Rakaia Gorge — Where the River Runs Turquoise
Come for the view. Stay for everything else.
Post-Time: 01:31:54am on 29-05-26
There are places in New Zealand that stop you in your tracks. Rakaia Gorge is one of them.
Carved over millennia by the glacial Rakaia River, the gorge is a landscape of sheer greywacke cliffs, native beech forest, and rolling farmland that reaches all the way to snow-dusted peaks. On a clear day, the river glows a stunning turquoise—the result of glacial flour suspended in the water—a color so vivid it barely looks real.
The gorge itself was formed over thousands of years by the Rakaia River and glacial activity, exposing magnificent vertical cliffs of rhyolite rock and agglomerate dating back more than 100 million years to the Cretaceous period. The riverbanks are lined with kowhai trees, native flax, lancewood, and ferns—one of the few remaining remnants of lower montane forest in Canterbury, and rated as ecologically significant.

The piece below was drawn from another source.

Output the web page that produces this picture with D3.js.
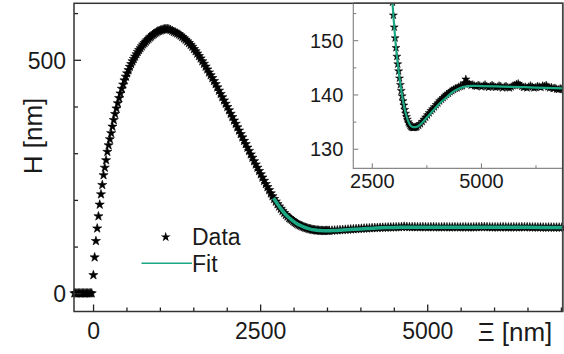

Visitors arrive from all directions and in all seasons. Some come simply to pull over on the Inland Scenic Route and take it all in. Others lace up their boots for the Rakaia Gorge Walkway, which follows glacial and river-carved terraces to stunning lookout points, passes ancient lava flows, and descends into hidden gullies where the old Snowdon coal mine tunnels still stand. The walk is free, easy, and suitable for children — a rare combination for scenery this dramatic.
For those who want more of an adventure, Discovery Jet offers jet-boat rides through the gorge, and you can also arrange horse rides, white-water rafting, or helicopter flights for a bird's-eye view. Salmon fishing on the Rakaia is legendary, drawing anglers from across the country year-round.
The gorge has long been more than just a pretty face. It was a vital route for drovers and farming communities as far back as the 19th century, and the historic Rakaia Gorge Bridge helped open up the region for agriculture and trade. Today that economic thread continues — through tourism, farming, fishing, and the steady stream of campervans and day-trippers who make it a key stop on the Canterbury touring circuit. Rakaia Gorge sits just 11 kilometers from Methven and 75 kilometers from Christchurch, making it an easy and rewarding detour.
But figures and distances only tell half the story. The other half is the feeling you get standing at the cliff edge, watching that impossibly blue river wind its way through ancient rock—and wondering how somewhere this beautiful has stayed so wonderfully quiet.